Here's some info on SMTP from and sender headers: http://tools.ietf.org/html/rfc4021#section-2.1.2

As for your questions...

Question 1: No idea. Getting emails from yourself isn't a guarantee that your account was compromised.

Question 2: If I were a spammer I would look for ways to confuse digital and organic anti-spam systems. You could imagine anti-spam filters that automatically whitelist emails that come from the account holder and you can imagine people that get curious about messages that look like they came from themselves. Those types of messages might be more likely to slip past spam filters and get clicked.

If you want to know more about the message you can investigate the mail headers. That will show you the sender, the from, the return-path. You should also be able to see what server your mail server received the message from so that might be a clue.
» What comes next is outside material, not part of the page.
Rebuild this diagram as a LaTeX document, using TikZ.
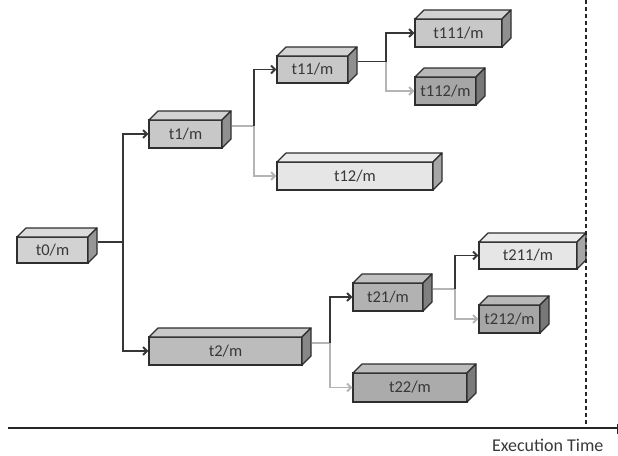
\documentclass[tikz,border=0pt]{standalone}
\usepackage{fontspec}
\setmainfont{Carlito}
\usetikzlibrary{arrows.meta,backgrounds}
\definecolor{edge}{HTML}{2E2E2E}
\definecolor{dk}{HTML}{363636}
\definecolor{lt}{HTML}{B4B4B4}
\definecolor{cA}{HTML}{D2D2D2}
\definecolor{cB}{HTML}{C8C8C8}
\definecolor{cC}{HTML}{A6A6A6}
\definecolor{cD}{HTML}{E6E6E6}
\definecolor{cE}{HTML}{BCBCBC}
\definecolor{cF}{HTML}{B2B2B2}
\definecolor{cG}{HTML}{ABABAB}
\tikzset{
  cube/.style={draw=edge, line width=1.2pt, inner sep=0pt, text=black!78,
    font=\fontsize{16.5}{18}\selectfont},
  face/.style={draw=edge, line width=1.2pt, line join=round},
  darkline/.style={draw=dk, line width=1.9pt},
  lightline/.style={draw=lt, line width=1.9pt},
  tip/.style={-{Straight Barb[length=4pt,width=8pt]}},
}
\newcommand\cubebox[7]{%
  \node[cube, fill=#6, minimum width={(#4-#2)*1pt}, minimum height={(#5-#3)*1pt}]
    (#1) at ({(#2+#4)/2},{(#3+#5)/2}) {#7};
  \path[face, fill=#6!80!white] (#2,#3) -- ++(9,-9) -- ({#4+9},{#3-9}) -- (#4,#3) -- cycle;
  \path[face, fill=#6!72!black] (#4,#3) -- ++(9,-9) -- ({#4+9},{#5-9}) -- (#4,#5) -- cycle;
}
\begin{document}
\begin{tikzpicture}[x=1pt,y=-1pt]
\useasboundingbox (0,0) rectangle (618,455);

\cubebox{t0}{17}{237}{88}{263}{cA}{t0/m}
\cubebox{t1}{149}{120}{222}{148}{cB}{t1/m}
\cubebox{t11}{277}{56}{348}{83}{cB}{t11/m}
\cubebox{t111}{415}{19}{502}{47}{cB}{t111/m}
\cubebox{t112}{415}{77}{476}{105}{cC}{t112/m}
\cubebox{t12}{277}{162}{433}{190}{cD}{t12/m}
\cubebox{t2}{149}{337}{302}{365}{cE}{t2/m}
\cubebox{t21}{353}{283}{423}{311}{cF}{t21/m}
\cubebox{t211}{479}{242}{577}{269}{cD}{t211/m}
\cubebox{t212}{479}{305}{540}{333}{cC}{t212/m}
\cubebox{t22}{353}{373}{467}{402}{cG}{t22/m}

% junctions
\path ([xshift=9pt,yshift=8pt]t0.east) coordinate (s0);
\path (123,0) coordinate (x0);
\coordinate (j0) at (s0 -| x0);
\path ([xshift=9pt,yshift=8pt]t1.east) coordinate (s1);
\path (254,0) coordinate (x1);
\coordinate (j1) at (s1 -| x1);
\path ([xshift=9pt,yshift=8pt]t11.east) coordinate (s11);
\path (386,0) coordinate (x11);
\coordinate (j11) at (s11 -| x11);
\path ([xshift=9pt,yshift=8pt]t2.east) coordinate (s2);
\path (330,0) coordinate (x2);
\coordinate (j2) at (s2 -| x2);
\path ([xshift=9pt,yshift=8pt]t21.east) coordinate (s21);
\path (455,0) coordinate (x21);
\coordinate (j21) at (s21 -| x21);

% connectors
\draw[darkline] (s0) -- (j0);
\draw[darkline, tip] (j0) |- (t1.west);
\draw[darkline, tip] (j0) |- (t2.west);

\draw[lightline] (s1) -- (j1);
\draw[lightline, tip] (j1) |- (t12.west);
\draw[darkline, tip] (j1) |- (t11.west);

\draw[lightline, tip] (j11) |- (t112.west);
\draw[darkline] (s11) -- (j11);
\draw[darkline, tip] (j11) |- (t111.west);

\draw[lightline] (s2) -- (j2);
\draw[lightline, tip] (j2) |- (t22.west);
\draw[darkline, tip] (j2) |- (t21.west);

\draw[lightline] (s21) -- (j21);
\draw[lightline, tip] (j21) |- (t212.west);
\draw[darkline, tip] (j21) |- (t211.west);

% time axis
\coordinate (a0) at (8,428);
\coordinate (a1) at (618,428);
\draw[draw=black!85, line width=2.2pt] (a0) -- (a1);
\coordinate (d0) at (586,0);
\coordinate (d1) at (586,428);
\draw[draw=black!85, line width=1.6pt, dash pattern=on 4pt off 3pt] (d0) -- (d1);
\coordinate (k0) at (617,424);
\coordinate (k1) at (617,434);
\draw[draw=black!85, line width=0.8pt] (k0) -- (k1);
\node[font=\fontsize{18}{20}\selectfont, text=black!78, anchor=east] (lbl) at (607,445) {Execution Time};
\end{tikzpicture}
\end{document}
You could also look in your Sent mail folder. If someone did compromise your account and send you mail and forgot to hide their tracks, you might see a copy of the message in there. If you do find a copy in your Sent folder, that's a pretty strong indicator that something is wrong...

3

You didn't specify, so I assumed it was a bounce message. If so, there are two possible options here:

a) The spammer sent spam using your address as the reply-to. This is called Backscatter, and it's pretty common.
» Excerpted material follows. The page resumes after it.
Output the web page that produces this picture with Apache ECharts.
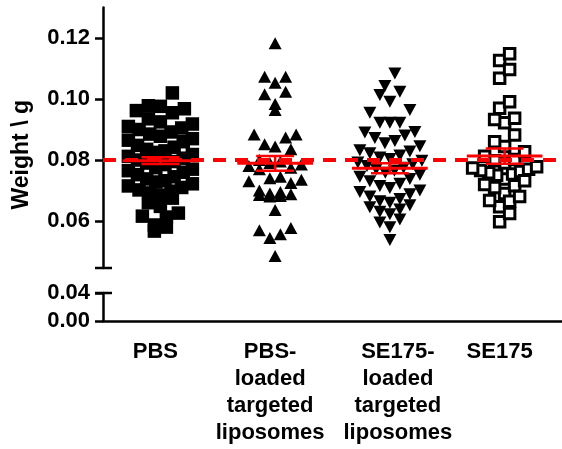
<!DOCTYPE html>
<html>
<head>
<meta charset="utf-8">
<script src="https://cdn.jsdelivr.net/npm/echarts@6/dist/echarts.min.js"></script>
<style>
html,body{margin:0;padding:0;background:#fff;}
#chart{width:562px;height:449px;}
</style>
</head>
<body>
<div id="chart"></div>
<script>
// ---- data ----
const categories = ['PBS', 'PBS-\nloaded\ntargeted\nliposomes', 'SE175-\nloaded\ntargeted\nliposomes', 'SE175'];

const pbs = [
  0.1020,
  0.0978, 0.0976, 0.0968, 0.0962, 0.0955,
  0.0935, 0.0925, 0.0918, 0.0910, 0.0905, 0.0900,
  0.0892, 0.0885, 0.0878, 0.0870, 0.0865, 0.0860,
  0.0848, 0.0842, 0.0835, 0.0830, 0.0825, 0.0818,
  0.0812, 0.0806, 0.0800, 0.0795, 0.0790, 0.0785,
  0.0775, 0.0770, 0.0765, 0.0760, 0.0752, 0.0745,
  0.0738, 0.0732, 0.0728, 0.0722, 0.0715, 0.0710,
  0.0702, 0.0698, 0.0692, 0.0685, 0.0675,
  0.0660, 0.0648,
  0.0626, 0.0616, 0.0613, 0.0587, 0.0580, 0.0567
];

const pbsLiposomes = [
  0.1183, 0.1073, 0.1073, 0.1053, 0.1024, 0.1016, 0.0984, 0.0964,
  0.0884, 0.0884, 0.0874, 0.0852, 0.0844, 0.0835,
  0.0800, 0.0795, 0.0790, 0.0785, 0.0780, 0.0775, 0.0770,
  0.0745, 0.0740, 0.0735, 0.0730, 0.0725,
  0.0700, 0.0695, 0.0690, 0.0688, 0.0685, 0.0682, 0.0680,
  0.0636,
  0.0577, 0.0570, 0.0557, 0.0544,
  0.0485
];

const se175Liposomes = [
  0.1084, 0.1043, 0.1024, 0.1013, 0.0991, 0.0964, 0.0955, 0.0922, 0.0922, 0.0922,
  0.0892, 0.0890, 0.0880, 0.0872, 0.0862, 0.0855, 0.0845,
  0.0832, 0.0828, 0.0822, 0.0815, 0.0808, 0.0803,
  0.0798, 0.0792, 0.0786, 0.0780, 0.0775, 0.0770, 0.0765,
  0.0758, 0.0752, 0.0745, 0.0738, 0.0730, 0.0722, 0.0715, 0.0708, 0.0700,
  0.0695, 0.0688, 0.0680, 0.0672, 0.0665,
  0.0660, 0.0652, 0.0645, 0.0638, 0.0630, 0.0622,
  0.0605, 0.0595, 0.0580,
  0.0538
];

const se175 = [
  0.1148, 0.1126, 0.1097, 0.1068, 0.0991, 0.0970, 0.0937, 0.0933, 0.0922,
  0.0882, 0.0860, 0.0844, 0.0827, 0.0812,
  0.0802, 0.0798, 0.0790,
  0.0778, 0.0774, 0.0770, 0.0766, 0.0762, 0.0758, 0.0754, 0.0750,
  0.0738, 0.0732,
  0.0720, 0.0716, 0.0710,
  0.0690, 0.0680, 0.0667, 0.0665, 0.0647, 0.0625, 0.0598
];

const groupMeans = [0.0798, 0.0789, 0.0773, 0.0813];
const groupSems  = [0.0011, 0.0024, 0.0016, 0.0025];
const referenceWeight = 0.08;

const upperTicks = [0.06, 0.08, 0.10, 0.12];
const lowerTicks = [0.00, 0.04];
const upperMin = 0.0446, upperMax = 0.13;
const lowerMin = 0.00, lowerMax = 0.04;

// ---- chart ----
const groups = [pbs, pbsLiposomes, se175Liposomes, se175];
const FONT = '"Liberation Sans", Arial, Helvetica, sans-serif';
const RED = '#ff0000';
const AXIS = {lineStyle: {color: '#000', width: 2.5}};
const GRID_LEFT = 103, GRID_WIDTH = 461;

const symbolDefs = [
  {symbol: 'rect', symbolSize: 13.5, symbolRotate: 0, itemStyle: {color: '#000', opacity: 1}},
  {symbol: 'triangle', symbolSize: [13, 12], symbolRotate: 0, itemStyle: {color: '#000', opacity: 1}},
  {symbol: 'triangle', symbolSize: [13, 12], symbolRotate: 180, itemStyle: {color: '#000', opacity: 1}},
  {symbol: 'rect', symbolSize: 10.5, symbolRotate: 0, itemStyle: {color: '#fff', borderColor: '#000', borderWidth: 3, opacity: 1}}
];

// axis-break cap: a short horizontal bar across the y-axis line at the given value
function capSeries(xIdx, yIdx, capValue, xAtAxis) {
  return {
    type: 'custom', xAxisIndex: xIdx, yAxisIndex: yIdx, z: 10, silent: true, clip: false,
    data: [[xAtAxis, capValue]],
    renderItem: function (params, api) {
      const p = api.coord([api.value(0), api.value(1)]);
      const x0 = params.coordSys.x;
      return {type: 'line', shape: {x1: x0 - 8, y1: p[1], x2: x0 + 9, y2: p[1]},
        style: {stroke: '#000', lineWidth: 2.5}};
    }
  };
}

function buildOption(scatterData) {
  const scatterSeries = groups.map((g, gi) => ({
    type: 'scatter',
    xAxisIndex: 0, yAxisIndex: 0,
    symbol: symbolDefs[gi].symbol,
    symbolSize: symbolDefs[gi].symbolSize,
    symbolRotate: symbolDefs[gi].symbolRotate,
    itemStyle: symbolDefs[gi].itemStyle,
    data: scatterData[gi],
    z: 2,
    silent: true,
    animation: false
  }));
  return {
    animation: false,
    backgroundColor: '#fff',
    grid: [
      {left: GRID_LEFT, width: GRID_WIDTH, top: 7.5, height: 260.5, containLabel: false},
      {left: GRID_LEFT, width: GRID_WIDTH, top: 293, height: 28, containLabel: false}
    ],
    xAxis: [
      {gridIndex: 0, type: 'value', min: -0.5, max: 3.5, show: false},
      {gridIndex: 1, type: 'category', data: categories.map((c, i) => ({
          value: c,
          textStyle: {padding: i === 2 ? [0, 0, 0, 16] : [0, 10, 0, 0]}
        })),
        boundaryGap: true,
        axisLine: AXIS,
        axisTick: {alignWithLabel: true, length: 8, lineStyle: {color: '#000', width: 2.5}},
        axisLabel: {interval: 0, margin: 17, color: '#000', fontFamily: FONT, fontWeight: 'bold', fontSize: 22, lineHeight: 27},
        splitLine: {show: false}
      }
    ],
    yAxis: [
      {gridIndex: 0, type: 'value', min: upperMin, max: upperMax, position: 'left',
        name: 'Weight \\ g', nameLocation: 'middle', nameRotate: 90, nameGap: 70,
        nameTextStyle: {color: '#000', fontFamily: FONT, fontWeight: 'bold', fontSize: 23, padding: [0, 34, 0, 0]},
        axisLine: {show: true, onZero: false, lineStyle: {color: '#000', width: 2.5}},
        axisTick: {show: true, length: 8, customValues: upperTicks, lineStyle: {color: '#000', width: 2.5}},
        axisLabel: {margin: 13, color: '#000', fontFamily: FONT, fontWeight: 'bold', fontSize: 22,
          customValues: upperTicks, formatter: v => v.toFixed(2)},
        splitLine: {show: false}
      },
      {gridIndex: 1, type: 'value', min: lowerMin, max: lowerMax, interval: 0.04, position: 'left',
        axisLine: {show: true, onZero: false, lineStyle: {color: '#000', width: 2.5}},
        axisTick: {show: true, length: 8, lineStyle: {color: '#000', width: 2.5}},
        axisLabel: {margin: 13, color: '#000', fontFamily: FONT, fontWeight: 'bold', fontSize: 22,
          customValues: lowerTicks, formatter: v => v.toFixed(2)},
        splitLine: {show: false}
      }
    ],
    series: scatterSeries.concat([
      {
        type: 'custom',
        xAxisIndex: 0, yAxisIndex: 0,
        z: 6, silent: true,
        data: groupMeans.map((m, i) => [i, m, groupSems[i]]),
        renderItem: function (params, api) {
          const gi = api.value(0), m = api.value(1), s = api.value(2);
          const c = api.coord([gi, m]);
          const hi = api.coord([gi, m + s]);
          const lo = api.coord([gi, m - s]);
          const band = api.size([1, 0])[0];
          const mw = band * 0.33, cw = band * 0.165;
          return {
            type: 'group',
            children: [
              {type: 'line', shape: {x1: c[0] - mw, y1: c[1], x2: c[0] + mw, y2: c[1]}, style: {stroke: RED, lineWidth: 3}},
              {type: 'line', shape: {x1: c[0], y1: hi[1], x2: c[0], y2: lo[1]}, style: {stroke: RED, lineWidth: 2.5}},
              {type: 'line', shape: {x1: c[0] - cw, y1: hi[1], x2: c[0] + cw, y2: hi[1]}, style: {stroke: RED, lineWidth: 2.5}},
              {type: 'line', shape: {x1: c[0] - cw, y1: lo[1], x2: c[0] + cw, y2: lo[1]}, style: {stroke: RED, lineWidth: 2.5}}
            ]
          };
        }
      },
      {
        type: 'line', xAxisIndex: 0, yAxisIndex: 0, data: [], z: 5, silent: true,
        markLine: {
          silent: true, symbol: 'none', label: {show: false},
          lineStyle: {color: RED, width: 4, type: [13, 9]},
          data: [{yAxis: referenceWeight}]
        }
      },
      capSeries(0, 0, upperMin, 0),
      capSeries(1, 1, lowerMax, 0)
    ])
  };
}

const chart = echarts.init(document.getElementById('chart'), null, {renderer: 'canvas'});
chart.setOption(buildOption(groups.map((g, gi) => g.map(v => [gi, v]))));

// beeswarm-like row layout (Prism style): bin by pixel height, spread horizontally, lowest in centre
const spacing = [12, 10.5, 10, 10];
const binH = 14, maxSpan = 64;
function layout() {
  const p0 = chart.convertToPixel({xAxisIndex: 0, yAxisIndex: 0}, [0, 0.08]);
  const p1 = chart.convertToPixel({xAxisIndex: 0, yAxisIndex: 0}, [1, 0.10]);
  const pxPerX = p1[0] - p0[0];
  const pxPerY = (p0[1] - p1[1]) / 0.02;
  return groups.map((vals, gi) => {
    const out = [];
    const sorted = vals.slice().sort((a, b) => b - a);
    const bins = [];
    let cur = null;
    sorted.forEach(v => {
      if (!cur || (cur.top - v) * pxPerY > binH) { cur = {top: v, pts: []}; bins.push(cur); }
      cur.pts.push(v);
    });
    bins.forEach(b => {
      const asc = b.pts.slice().sort((a, c) => a - c);
      const n = asc.length;
      let step = spacing[gi];
      if (n > 1 && (n - 1) * step > maxSpan) step = maxSpan / (n - 1);
      asc.forEach((v, i) => {
        let k;
        if (n % 2 === 1) k = i === 0 ? 0 : (i % 2 === 1 ? -Math.ceil(i / 2) : Math.ceil(i / 2));
        else k = i % 2 === 0 ? -(i / 2 + 0.5) : (Math.floor(i / 2) + 0.5);
        out.push([gi + k * step / pxPerX, v]);
      });
    });
    return out;
  });
}
chart.setOption(buildOption(layout()));
</script>
</body>
</html>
b) The email is actually spam, disguised as a bounce message. People are more likely to open bounce messages than they are undisguised spam, so this technique is sometimes used. This is called Deliberate Bounce.

This topic is dealt with more deeply here: https://blog.malwarebytes.org/online-security/2015/11/backscatter-or-misdirected-bounces/

1

To reduce these backscatter email messages, look at the SPF record for your domain

https://www.microsoft.com/mscorp/safety/content/technologies/senderid/wizard/

You can change the SPF policy to -all where the minus sign means enforce all receiving MTAs to only accept email from non-spoofed addresses.

You can go a step further and add DKIM signing with a DMARC policy to prevent this from occurring.